Lands, patronage and politics

Arlene Hogan

Hardback €63.00
Catalogue Price: €70
Out of Stock
ISBN: 978-1-84682-088-5
September 2007. 432pp.

 ‘[The author] paints a picture of medieval Ireland, its knights, lords and churchmen over a period of four centuries until its dissolution, giving us an insight into the workings of English controlled Ireland’, Books Ireland (April 2008).

‘The publication in 1953 of The Irish Cartularies of Llanthony Prima & Secunda, edited by Eric St John Brooks, the Irish Manuscripts Commission, made available a valuable new primary source for ecclesiastical and local historians in counties Meath, Westmeath, Louth, Dublin and Wicklow ... This edition was provided to help the interested amateur, but an excellent index indicated inaccessible contents. Now, fifty-five years later, the doors are thrown wide open to all with the appearance of The Priory of Llanthony Prima and Secunda in Ireland, 1172–1541. Here Arlene Hogan has provided a thorough and detailed study of the lands, patronage and politic, and has provided a complete translation of all the documents in Brook’s edition … The characters themselves have been given a new lease of life by their literate translation into English. They are accessible to historians and antiquarians who have not Latin, and Professor Brian Scott’s involvement is a guarantee of their reliability … Dr Hogan’s study has been deep and thorough: she as dealt comprehensively with her subject and has provided us with a great deal of information. The fine set of translations opens up much for other readers and researchers to discover for themselves. The is a welcome and useful publication!’, Anthony Lynch, County Louth Archaeological and Historical Journal (2008).

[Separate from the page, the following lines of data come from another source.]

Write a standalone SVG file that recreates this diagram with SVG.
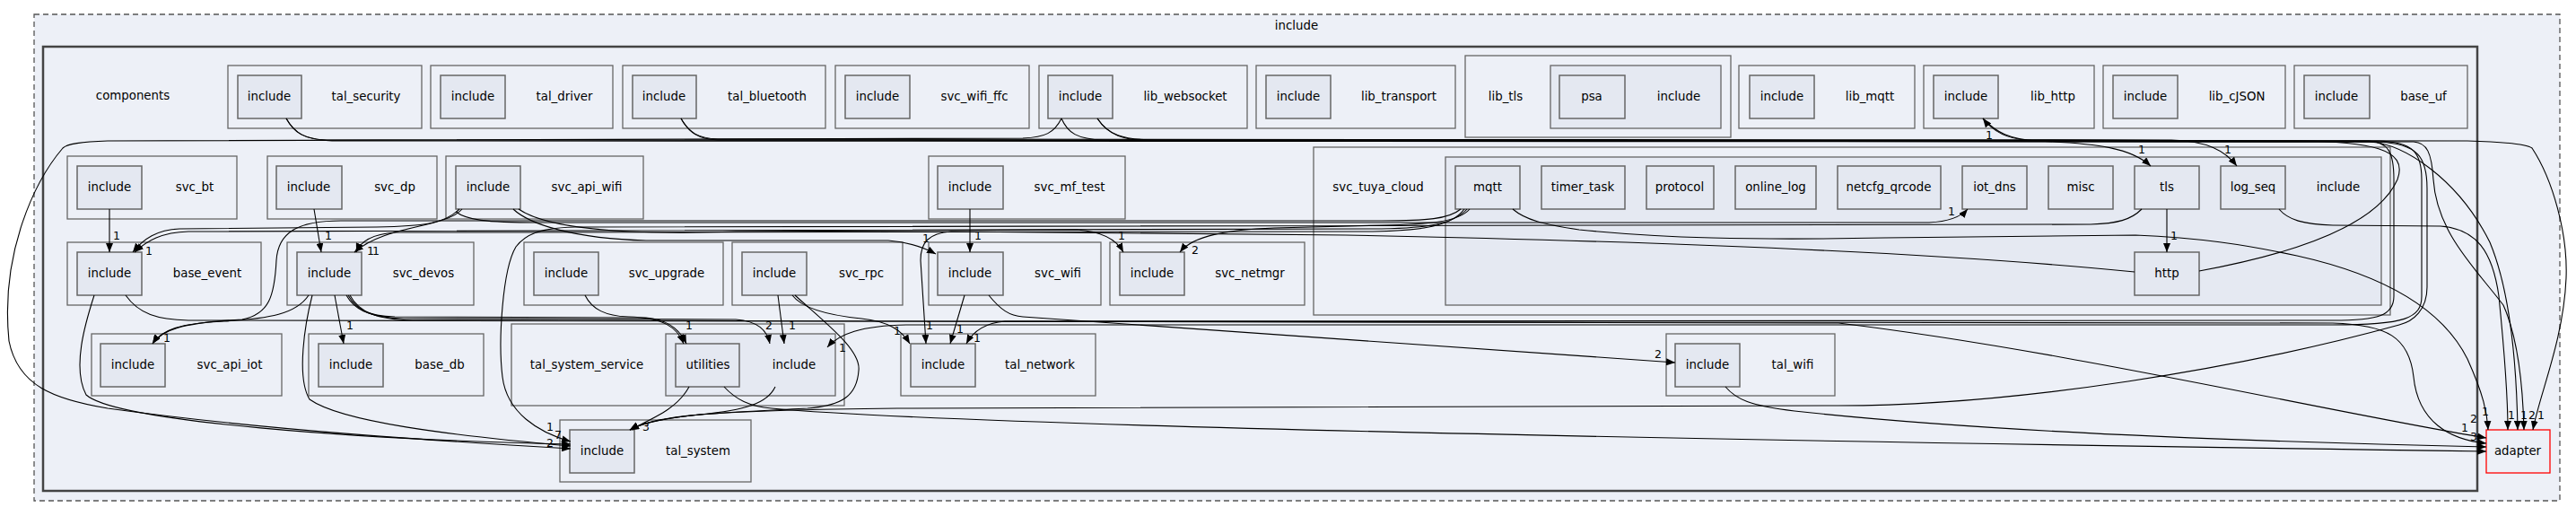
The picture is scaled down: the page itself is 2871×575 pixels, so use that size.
<svg xmlns="http://www.w3.org/2000/svg" width="2871" height="575" viewBox="0 0 2871 575">
<defs>
<style>
text{font-family:"DejaVu Sans","Liberation Sans",sans-serif;font-size:13.33px;fill:#000;text-anchor:middle}
.cl{fill:#edf0f7;stroke:#666;stroke-width:1.3}
.cl2{fill:#e5e9f2;stroke:#666;stroke-width:1.3}
.nd{fill:#e4e8f1;stroke:#666;stroke-width:1.5}
.e{fill:none;stroke:#000;stroke-width:1.1;marker-end:url(#ah)}
.el{font-size:12.5px}
</style>
<marker id="ah" markerWidth="10" markerHeight="8" refX="10" refY="4" orient="auto" markerUnits="userSpaceOnUse"><path d="M0,0L10,4L0,8z" fill="#000"/></marker>
</defs>
<rect width="2871" height="575" fill="#fff"/>
<g id="cluster-include">
<rect x="38" y="16" width="2815" height="542" fill="#edf0f7" stroke="#555" stroke-width="1.3" stroke-dasharray="6,4"/>
<text x="1445" y="33">include</text>
</g>
<g id="cluster-components">
<rect x="48" y="52" width="2713" height="495" fill="#edf0f7" stroke="#444" stroke-width="2.5"/>
<text x="148" y="111">components</text>
</g>
<g id="tal_security"><rect class="cl" x="254" y="73" width="216" height="70"/><rect class="nd" x="265" y="84" width="71" height="48"/><text x="300" y="112">include</text><text x="408" y="112">tal_security</text></g>
<g id="tal_driver"><rect class="cl" x="480" y="73" width="203" height="70"/><rect class="nd" x="491" y="84" width="72" height="48"/><text x="527" y="112">include</text><text x="629" y="112">tal_driver</text></g>
<g id="tal_bluetooth"><rect class="cl" x="694" y="73" width="226" height="70"/><rect class="nd" x="705" y="84" width="71" height="48"/><text x="740" y="112">include</text><text x="855" y="112">tal_bluetooth</text></g>
<g id="svc_wifi_ffc"><rect class="cl" x="931" y="73" width="216" height="70"/><rect class="nd" x="942" y="84" width="72" height="48"/><text x="978" y="112">include</text><text x="1086" y="112">svc_wifi_ffc</text></g>
<g id="lib_websocket"><rect class="cl" x="1158" y="73" width="232" height="70"/><rect class="nd" x="1168" y="84" width="72" height="48"/><text x="1204" y="112">include</text><text x="1321" y="112">lib_websocket</text></g>
<g id="lib_transport"><rect class="cl" x="1400" y="73" width="222" height="70"/><rect class="nd" x="1411" y="84" width="72" height="48"/><text x="1447" y="112">include</text><text x="1559" y="112">lib_transport</text></g>
<g id="lib_tls"><rect class="cl" x="1633" y="62" width="296" height="91"/><text x="1678" y="112">lib_tls</text><rect class="cl2" x="1728" y="73" width="190" height="70"/><rect class="nd" x="1738" y="84" width="73" height="48"/><text x="1774" y="112">psa</text><text x="1871" y="112">include</text></g>
<g id="lib_mqtt"><rect class="cl" x="1938" y="73" width="196" height="70"/><rect class="nd" x="1950" y="84" width="72" height="48"/><text x="1986" y="112">include</text><text x="2084" y="112">lib_mqtt</text></g>
<g id="lib_http"><rect class="cl" x="2144" y="73" width="190" height="70"/><rect class="nd" x="2155" y="84" width="72" height="48"/><text x="2191" y="112">include</text><text x="2288" y="112">lib_http</text></g>
<g id="lib_cJSON"><rect class="cl" x="2344" y="73" width="203" height="70"/><rect class="nd" x="2355" y="84" width="72" height="48"/><text x="2391" y="112">include</text><text x="2493" y="112">lib_cJSON</text></g>
<g id="base_uf"><rect class="cl" x="2557" y="73" width="193" height="70"/><rect class="nd" x="2568" y="84" width="73" height="48"/><text x="2604" y="112">include</text><text x="2701" y="112">base_uf</text></g>
<g id="svc_bt"><rect class="cl" x="75" y="174" width="189" height="70"/><rect class="nd" x="86" y="185" width="72" height="48"/><text x="122" y="213">include</text><text x="217" y="213">svc_bt</text></g>
<g id="svc_dp"><rect class="cl" x="298" y="174" width="189" height="70"/><rect class="nd" x="308" y="185" width="73" height="48"/><text x="344" y="213">include</text><text x="440" y="213">svc_dp</text></g>
<g id="svc_api_wifi"><rect class="cl" x="497" y="174" width="220" height="70"/><rect class="nd" x="508" y="185" width="72" height="48"/><text x="544" y="213">include</text><text x="654" y="213">svc_api_wifi</text></g>
<g id="svc_mf_test"><rect class="cl" x="1035" y="174" width="219" height="70"/><rect class="nd" x="1045" y="185" width="73" height="48"/><text x="1081" y="213">include</text><text x="1192" y="213">svc_mf_test</text></g>
<g id="svc_tuya_cloud"><rect class="cl" x="1464" y="164" width="1200" height="187"/><text x="1536" y="213">svc_tuya_cloud</text>
<rect class="cl2" x="1611" y="175" width="1043" height="165"/><text x="2606" y="213">include</text>
<rect class="nd" x="1622" y="185" width="72" height="48"/><text x="1658" y="213">mqtt</text>
<rect class="nd" x="1718" y="185" width="93" height="48"/><text x="1764" y="213">timer_task</text>
<rect class="nd" x="1835" y="185" width="75" height="48"/><text x="1872" y="213">protocol</text>
<rect class="nd" x="1934" y="185" width="90" height="48"/><text x="1979" y="213">online_log</text>
<rect class="nd" x="2048" y="185" width="115" height="48"/><text x="2105" y="213">netcfg_qrcode</text>
<rect class="nd" x="2187" y="185" width="72" height="48"/><text x="2223" y="213">iot_dns</text>
<rect class="nd" x="2283" y="185" width="72" height="48"/><text x="2319" y="213">misc</text>
<rect class="nd" x="2379" y="185" width="72" height="48"/><text x="2415" y="213">tls</text>
<rect class="nd" x="2475" y="185" width="72" height="48"/><text x="2511" y="213">log_seq</text>
<rect class="nd" x="2379" y="281" width="72" height="48"/><text x="2415" y="309">http</text></g>
<g id="base_event"><rect class="cl" x="75" y="270" width="216" height="70"/><rect class="nd" x="86" y="281" width="72" height="48"/><text x="122" y="309">include</text><text x="231" y="309">base_event</text></g>
<g id="svc_devos"><rect class="cl" x="320" y="270" width="208" height="70"/><rect class="nd" x="331" y="281" width="72" height="48"/><text x="367" y="309">include</text><text x="472" y="309">svc_devos</text></g>
<g id="svc_upgrade"><rect class="cl" x="584" y="270" width="222" height="70"/><rect class="nd" x="595" y="281" width="72" height="48"/><text x="631" y="309">include</text><text x="743" y="309">svc_upgrade</text></g>
<g id="svc_rpc"><rect class="cl" x="816" y="270" width="190" height="70"/><rect class="nd" x="827" y="281" width="72" height="48"/><text x="863" y="309">include</text><text x="960" y="309">svc_rpc</text></g>
<g id="svc_wifi"><rect class="cl" x="1035" y="270" width="192" height="70"/><rect class="nd" x="1045" y="281" width="73" height="48"/><text x="1081" y="309">include</text><text x="1179" y="309">svc_wifi</text></g>
<g id="svc_netmgr"><rect class="cl" x="1237" y="270" width="217" height="70"/><rect class="nd" x="1248" y="281" width="72" height="48"/><text x="1284" y="309">include</text><text x="1393" y="309">svc_netmgr</text></g>
<g id="svc_api_iot"><rect class="cl" x="102" y="372" width="212" height="69"/><rect class="nd" x="112" y="383" width="72" height="48"/><text x="148" y="411">include</text><text x="256" y="411">svc_api_iot</text></g>
<g id="base_db"><rect class="cl" x="344" y="372" width="195" height="69"/><rect class="nd" x="355" y="383" width="72" height="48"/><text x="391" y="411">include</text><text x="490" y="411">base_db</text></g>
<g id="tal_system_service"><rect class="cl" x="570" y="361" width="371" height="91"/><text x="654" y="411">tal_system_service</text><rect class="cl2" x="742" y="372" width="189" height="69"/><rect class="nd" x="753" y="383" width="71" height="48"/><text x="789" y="411">utilities</text><text x="885" y="411">include</text></g>
<g id="tal_network"><rect class="cl" x="1004" y="372" width="217" height="69"/><rect class="nd" x="1015" y="383" width="72" height="48"/><text x="1051" y="411">include</text><text x="1159" y="411">tal_network</text></g>
<g id="tal_wifi"><rect class="cl" x="1857" y="372" width="188" height="69"/><rect class="nd" x="1867" y="383" width="72" height="48"/><text x="1903" y="411">include</text><text x="1998" y="411">tal_wifi</text></g>
<g id="tal_system"><rect class="cl" x="624" y="468" width="213" height="69"/><rect class="nd" x="635" y="479" width="72" height="48"/><text x="671" y="507">include</text><text x="778" y="507">tal_system</text></g>
<g id="adapter"><rect x="2771" y="479" width="71" height="48" fill="#edf0f7" stroke="#f00" stroke-width="1.3"/><text x="2806" y="507">adapter</text></g>
<g id="connectors">
<path class="e" d="M122,233L122,281"/><text class="el" x="130" y="267">1</text>
<path class="e" d="M350,233L358,281"/><text class="el" x="366" y="267">1</text>
<path class="e" d="M515,233C495,255 430,250 395,281"/><text class="el" x="413" y="284">1</text>
<path class="e" d="M512,233C495,250 470,252 420,253L200,255C175,256 160,266 148,281"/><text class="el" x="166" y="284">1</text>
<path class="e" d="M1635,233C1620,250 1590,254 1540,255L210,258C180,259 164,268 150,281"/>
<path class="e" d="M1632,233C1618,252 1585,257 1530,258L440,259C415,261 402,268 397,281"/><text class="el" x="419" y="284">1</text>
<path class="e" d="M1638,233C1625,248 1590,250 1540,251L1420,254C1370,256 1330,262 1315,281"/><text class="el" x="1332" y="283">2</text>
<path class="e" d="M578,233C610,255 700,262 820,258L1200,256C1230,258 1245,268 1252,281"/><text class="el" x="1250" y="267">1</text>
<path class="e" d="M572,233C590,250 640,266 720,268L990,268C1015,270 1030,276 1043,283"/><text class="el" x="1032" y="270">1</text>
<path class="e" d="M1081,233L1081,281"/><text class="el" x="1090" y="267">1</text>
<path class="e" d="M508,236C520,245 540,248 600,248L2150,248C2170,247 2185,242 2193,233"/><text class="el" x="2175" y="240">1</text>
<path class="e" d="M2387,233C2375,245 2360,249 2330,250L640,253C600,254 585,262 575,275C560,300 555,380 560,420C565,460 600,482 636,492"/>
<path class="e" d="M2379,303C2200,285 1900,270 1500,262L1060,258C1035,260 1026,270 1026,290L1032,383"/><text class="el" x="1036" y="367">1</text>
<path class="e" d="M2451,302C2560,282 2650,250 2672,200C2685,165 2640,158 2560,157L2260,156C2235,155 2220,145 2210,132"/><text class="el" x="2217" y="155">1</text>
<path class="e" d="M2210,132C2225,148 2240,155 2270,157C2340,160 2375,165 2397,185"/><text class="el" x="2387" y="171">1</text>
<path class="e" d="M2415,233L2415,281"/><text class="el" x="2423" y="267">1</text>
<path class="e" d="M759,132C768,148 778,154 800,155L2420,156C2460,157 2480,168 2493,185"/><text class="el" x="2483" y="171">1</text>
<path class="e" d="M2540,233C2550,245 2567,250 2600,251L2720,252C2760,255 2778,280 2785,330C2792,400 2795,450 2795,479"/><text class="el" x="2799" y="467">1</text>
<path class="e" d="M1686,233C1700,245 1720,250 1760,256C1850,265 1950,268 2100,265L2380,262C2450,265 2500,272 2560,285C2650,305 2720,340 2750,400C2768,440 2772,460 2773,479"/><text class="el" x="2770" y="463">1</text>
<path class="e" d="M319,132C328,148 338,155 365,156L2640,157C2662,158 2668,170 2668,200L2668,330C2668,352 2650,357 2600,357L1120,358C1097,360 1084,370 1077,383"/><text class="el" x="1089" y="381">1</text>
<path class="e" d="M759,132C768,148 778,155 800,156L2650,157C2690,158 2699,170 2699,200L2699,330C2699,355 2680,362 2600,362L1010,362C960,363 935,372 922,387"/><text class="el" x="939" y="392">1</text>
<path class="e" d="M1183,132C1175,148 1165,153 1140,154L120,157C90,158 75,160 70,165C40,200 0,280 10,380C20,430 60,445 120,455C300,480 500,492 636,500"/>
<path class="e" d="M1223,132C1235,150 1250,156 1290,156L2750,157C2790,158 2815,160 2822,165C2845,200 2862,260 2860,310C2857,380 2830,440 2823,479"/><text class="el" x="2832" y="467">1</text>
<path class="e" d="M1223,132C1235,150 1250,157 1290,157L2640,158C2680,160 2740,200 2775,270C2800,330 2805,420 2806,479"/><text class="el" x="2813" y="467">1</text>
<path class="e" d="M319,132C328,148 340,156 370,157L2690,158C2705,159 2710,170 2712,200C2716,260 2760,300 2790,340C2808,380 2812,440 2813,479"/><text class="el" x="2822" y="467">2</text>
<path class="e" d="M1183,132C1190,148 1200,155 1230,156L2650,158C2695,160 2705,175 2705,210L2705,320C2705,345 2690,358 2674,362C2500,410 2250,452 2049,452L1000,455C900,456 830,458 780,462C740,466 715,472 702,479"/>
<path class="e" d="M348,329C340,360 330,420 345,445C380,470 500,485 636,497"/><text class="el" x="613" y="498">2</text>
<path class="e" d="M105,329C95,360 80,410 96,440C130,470 400,490 636,495"/><text class="el" x="622" y="489">7</text><text class="el" x="613" y="480">1</text>
<path class="e" d="M140,329C155,350 175,356 210,357L2600,360C2660,362 2685,375 2690,420C2695,470 2730,490 2771,494"/><text class="el" x="2747" y="481">1</text>
<path class="e" d="M344,329C330,350 300,355 250,358C200,360 180,368 170,383"/><text class="el" x="186" y="381">1</text>
<path class="e" d="M1628,233C1615,244 1590,246 1540,246L380,246C330,246 310,260 308,290C306,330 300,350 270,356C200,360 180,368 170,383"/>
<path class="e" d="M373,329L383,383"/><text class="el" x="390" y="367">1</text>
<path class="e" d="M386,329C395,345 410,352 440,353L720,354C745,356 758,368 765,383"/><text class="el" x="768" y="367">1</text>
<path class="e" d="M388,329C398,347 415,354 450,355L820,356C845,358 855,368 858,383"/><text class="el" x="857" y="367">2</text>
<path class="e" d="M390,329C400,348 420,356 460,357L2049,360C2300,390 2600,460 2771,488"/><text class="el" x="2757" y="471">2</text>
<path class="e" d="M652,329C660,345 675,352 700,353C740,354 755,365 762,383"/>
<path class="e" d="M867,329L874,383"/><text class="el" x="883" y="367">1</text>
<path class="e" d="M883,329C895,345 930,352 960,355C990,358 1005,368 1014,383"/><text class="el" x="1000" y="373">1</text>
<path class="e" d="M886,329C920,360 960,390 957,413C955,440 940,452 900,455C800,460 730,462 702,479"/><text class="el" x="720" y="480">3</text>
<path class="e" d="M1075,329L1059,383"/><text class="el" x="1070" y="371">1</text>
<path class="e" d="M1102,329C1115,345 1125,352 1140,353L1867,404"/><text class="el" x="1848" y="399">2</text>
<path class="e" d="M1923,431C1935,445 1950,452 2000,458C2200,480 2500,492 2771,498"/>
<path class="e" d="M807,431C820,445 835,453 860,455C1000,468 1500,485 2771,503"/><text class="el" x="2757" y="491">3</text>
<path class="e" d="M768,431C755,455 730,465 702,479"/>
<path class="e" d="M864,431C855,450 830,457 780,462C740,466 715,472 702,479"/>
</g>
</svg>
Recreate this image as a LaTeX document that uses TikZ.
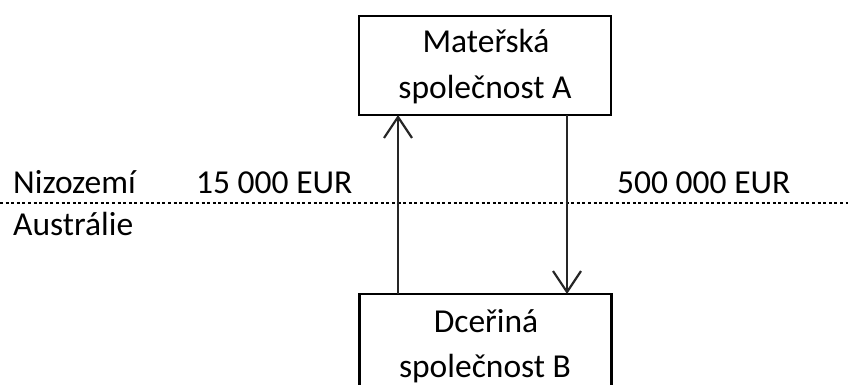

‘Historians of late medieval Ireland will warmly welcome the publication of this study of the Irish-related material contained in the surviving records of the two Augustinian houses of Llanthony in Wales and England … a book which medieval Irish history has needed for a long time, and one that should serve as an inspiration to future researchers’, Brendan Smith, EHR (August 2009).

'Given the vibrancy of current scholarship on the regular canons in the British Isles, this is a timely book … Arlene Hogan explores the establishment of the Augustinian priories of Llanthony Prima and Secunda, and the history of the settlement of the Irish estates on the canons. This is a rigorous and wide-ranging study that does much to illuminate the religious, political, tenurial and cultural development of important communities from their foundation to closure, as well as the patterns of grants in Ireland from c.1174 onwards … this study offers an accessible account of the relationship between the Llanthony houses and their Irish properties, and successfully explores the links between them and the benefactors in Ireland, particularly in terms of land and local politics. The full introduction is welcome for both a specialist and non-specialist reader … Hogan’s book adds significantly to similar studies of individual houses and ecclesiastical regions that consider the local significance of the relationship between patrons and benefactors in terms of land tenure, politics, family, and religious, social and cultural identity', Andrew Abram, Irish Historical Studies (May 2009).

‘Arlene Hogan is to be congratulated for making an important addition to our knowledge of Llanthony’s interest in Ireland that throws light on varied aspects of the English lordship in Ireland', Michael Staunton, Studia Hibernica (2008–9).

‘There is much of interest in Hogan’s study … [she] has produced a closely documented and detailed analysis of the Llanthony lands, which adds to our knowledge of the interaction between Ireland and Wales and the west of England', Janet Burton, Welsh History Review (June 2010).